Frequently Asked Questions
The real estae process can seem confuisng and feel overwhelming. Below are some commonly asked questions that I've encountered throughout my years and the answers I've developed.
As soon as you have decided you are going to sell it. People buy and sell homes because of changes in their lives, not changes in the seasons. Although some people still follow a traditional lifestyle and wish to plan their home sale or purchase around their children’s school schedule, market forces such as interest rates, competition from other sellers or buyers, lease expiration, job transfers and changes in marital status can determine a buyer’s motivation to buy and should motivate a seller to get their home in front of the buying market as soon as possible.
The best way to price your home is to research what other homes like yours in similar locations have sold for. These homes are proven sales that create a justifiable value for your home. Then compare those sales with what unsold homes like yours are listed for. Your effective list price will be somewhere in that range. Avoid relying on appraisals that were made to refinance you home and pay off your credit cards. Avoid “tall tales” you hear from friends and co-workers that can’t be documented. Avoid Realtors who give you a higher price just to get you to hire them.
The homes that sell the fastest and for the most money are the ones that show well. All my clients receive free staging advice from a professional as part of the cost for my services. My stager will help you make sure your home is uncluttered, well lit, and have your furniture staged for the most effective showings. Get your yard and landscaping in good shape. Get all the little problems fixed. Sometimes you must buy new carpet, repaint, or do some other project to get your home into good marketing condition if you expect a successful sale.
Some homeowners try to sell their homes on their own and some succeed. Homeowners who go it alone risk foregoing a large Realtor network working with most homebuyers. Many Realtors avoid for sale by owners for fear of rejection and take their buyers only to homes that are listed. Eventually many homeowners turn the job over to a Realtor when they discover how time consuming it can be or how confusing it can be to administer something they know nothing about. In doing so they expose their home to the largest real estate network in our community. Realtors have the time to devote to marketing and showing your home, they spend their money on your advertising and have the experience to negotiate sales with buyers and get the transaction to the closing table.

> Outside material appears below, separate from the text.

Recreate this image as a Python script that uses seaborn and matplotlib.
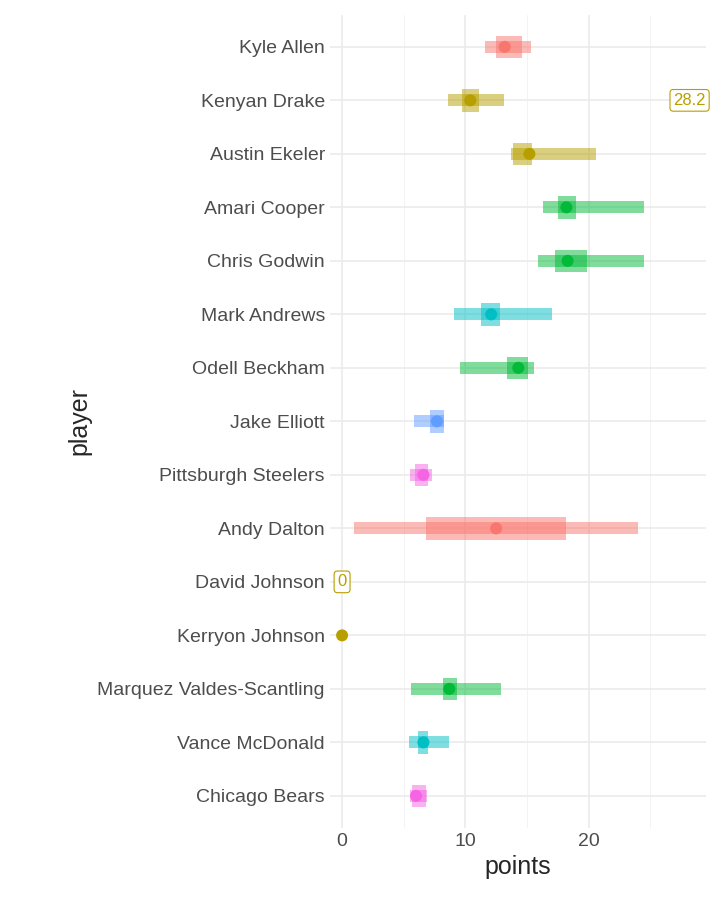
import matplotlib
matplotlib.use("Agg")
import matplotlib.pyplot as plt
import seaborn as sns
import pandas as pd
import numpy as np

players = ["Kyle Allen","Kenyan Drake","Austin Ekeler","Amari Cooper","Chris Godwin","Mark Andrews",
           "Odell Beckham","Jake Elliott","Pittsburgh Steelers","Andy Dalton","David Johnson",
           "Kerryon Johnson","Marquez Valdes-Scantling","Vance McDonald","Chicago Bears"]
positions = ["QB","RB","RB","WR","WR","TE","WR","K","DST","QB","RB","RB","WR","TE","DST"]
outer_lo = [11.6,8.6,13.7,16.3,15.9,9.1,9.6,5.8,5.5,1.0,np.nan,np.nan,5.6,5.4,5.5]
outer_hi = [15.3,13.1,20.6,24.5,24.5,17.0,15.6,8.3,7.3,24.0,np.nan,np.nan,12.9,8.7,6.9]
inner_lo = [12.5,9.7,13.9,17.5,17.3,11.3,13.4,7.1,5.9,6.8,np.nan,np.nan,8.2,6.2,5.7]
inner_hi = [14.6,11.1,15.4,19.0,19.9,12.8,15.1,8.3,7.0,18.2,np.nan,np.nan,9.3,7.0,6.8]
median = [13.2,10.4,15.2,18.2,18.3,12.1,14.3,7.7,6.6,12.5,np.nan,0.0,8.7,6.6,6.0]
label_players = ["Kenyan Drake","David Johnson"]
label_values = [28.2,0]

pal = {"QB":"#F8766D","RB":"#B79F00","WR":"#00BA38","TE":"#00BFC4","K":"#619CFF","DST":"#F564E3"}

df = pd.DataFrame(dict(player=players,pos=positions,olo=outer_lo,ohi=outer_hi,
                       ilo=inner_lo,ihi=inner_hi,med=median))
df["y"] = np.arange(len(df))

sns.set_theme(style="whitegrid")
plt.rcParams["font.family"] = ["Liberation Sans", "DejaVu Sans"]
fig = plt.figure(figsize=(7.2,9.21), dpi=100)
ax = fig.add_axes([0.458,0.101,0.522,0.883])

for _, r in df.iterrows():
    c = pal[r.pos]
    if not np.isnan(r.olo):
        ax.barh(r.y, r.ohi-r.olo, left=r.olo, height=0.22, color=c, alpha=0.5, lw=0)
        ax.barh(r.y, r.ihi-r.ilo, left=r.ilo, height=0.42, color=c, alpha=0.5, lw=0)
sns.scatterplot(data=df.dropna(subset=["med"]), x="med", y="y", hue="pos", palette=pal,
                s=75, edgecolor="none", legend=False, ax=ax, zorder=5)
for p, v in zip(label_players, label_values):
    yy = players.index(p)
    ax.text(v, yy, f"{v:g}", ha="center", va="center", color=pal["RB"], fontsize=12,
            bbox=dict(boxstyle="round,pad=0.2", fc="white", ec=pal["RB"], lw=0.8), zorder=6)

ax.set_ylim(len(df)-0.4, -0.6)
ax.set_xlim(-1.0, 29.5)
ax.set_xticks([0,10,20])
ax.set_xticks([5,15,25], minor=True)
ax.set_yticks(df.y)
ax.set_yticklabels(players)
ax.tick_params(labelsize=14, colors="#4d4d4d", length=0)
ax.tick_params(which="minor", length=0)
ax.set_xlabel("points", fontsize=18)
ax.set_ylabel("player", fontsize=18)
for s in ax.spines.values():
    s.set_visible(False)
ax.grid(True, which="major", color="#ebebeb", lw=1.2)
ax.grid(True, which="minor", axis="x", color="#f3f3f3", lw=0.7)
ax.set_axisbelow(True)
fig.savefig("out.png", dpi=100)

Do you think all teachers, lawyers and doctors are alike? Not all Realtors are alike either. Some are better at marketing, negotiating, and closing than others. Some have better tools and networks than others. Some homeowners often choose a Realtor because the Realtor is a friend, church member, or family member and they feel obligated to give that Realtor their business. Some homeowners select the Realtor that suggests the highest price for their home and some select the Realtor who agrees to work for the lowest fee. These are simply emotional reasons for choosing a Realtor. What you want is a Realtor who will shoot straight with you, who can communicate with you, who will tell you what you need to hear, who has a good plan to sell your home, who has experience, who has good negotiating skills, who has good closing skills, and who is motivated to get your home sold and closed in the quickest time possible.
This time is subject to agreement between you and the Realtor. Most Realtors ask 6 months because of the non-refundable advertising costs they pay and the fact that the average selling time in our market is 90 days.
Yes, commissions are negotiable between you and the Realtor. Both you and the Realtor have the option to pay or work for a certain fee.
Yes. The seller must disclose hidden defects in the property that cannot be discovered reasonably by the buyer. However, Alabama is a “Buyer Beware” state as it applies to defects that can be discovered by a reasonable inspection. It is best to disclose anything you feel may be a problem to establish trust with prospective buyers. Some homeowners have their homes inspected in preparation for marketing to find defects and correct them.
Federal law prohibits discrimination in the sale of real estate based on race, color, sex, religion, familial status, handicap, or national origin.
Lockboxes have become very successful marketing devices. All Realtors expect to get the key to your home at the front door from a lockbox.
The most effective advertising tool today is the Internet. Make sure your Realtor can advertise your home on all public and private real estate websites. Today, Buyers find homes on line and then email or call their Realtor to make an appointment to see the home. Yard signs are still effective. Print advertising probably causes 1% or less of sales today.
Open houses are not as effective in finding buyers as you may think. Sometimes nobody attends an open house. If 3 or 4 people do attend, that is considered by many to be successful attendance. Often people who attend open houses are just curiosity seekers or are out looking for ideas to use in their new home or are just dreaming.
There are three things you control in this process that you can change if your home doesn’t sell. 1) The price you select for your home: if your home doesn’t sell for the price you start with, you can change it. 2) The condition of your home: if you get consistent feedback that you need to work on your home, you can do it. 3) The Realtor you select: if you become unhappy with your Realtor you can change to another one when your agreement expires or sooner if your Realtor agrees. If you change your mind about selling, you may take your home off the market. If you then sell your home before your listing period expires, you may owe a commission.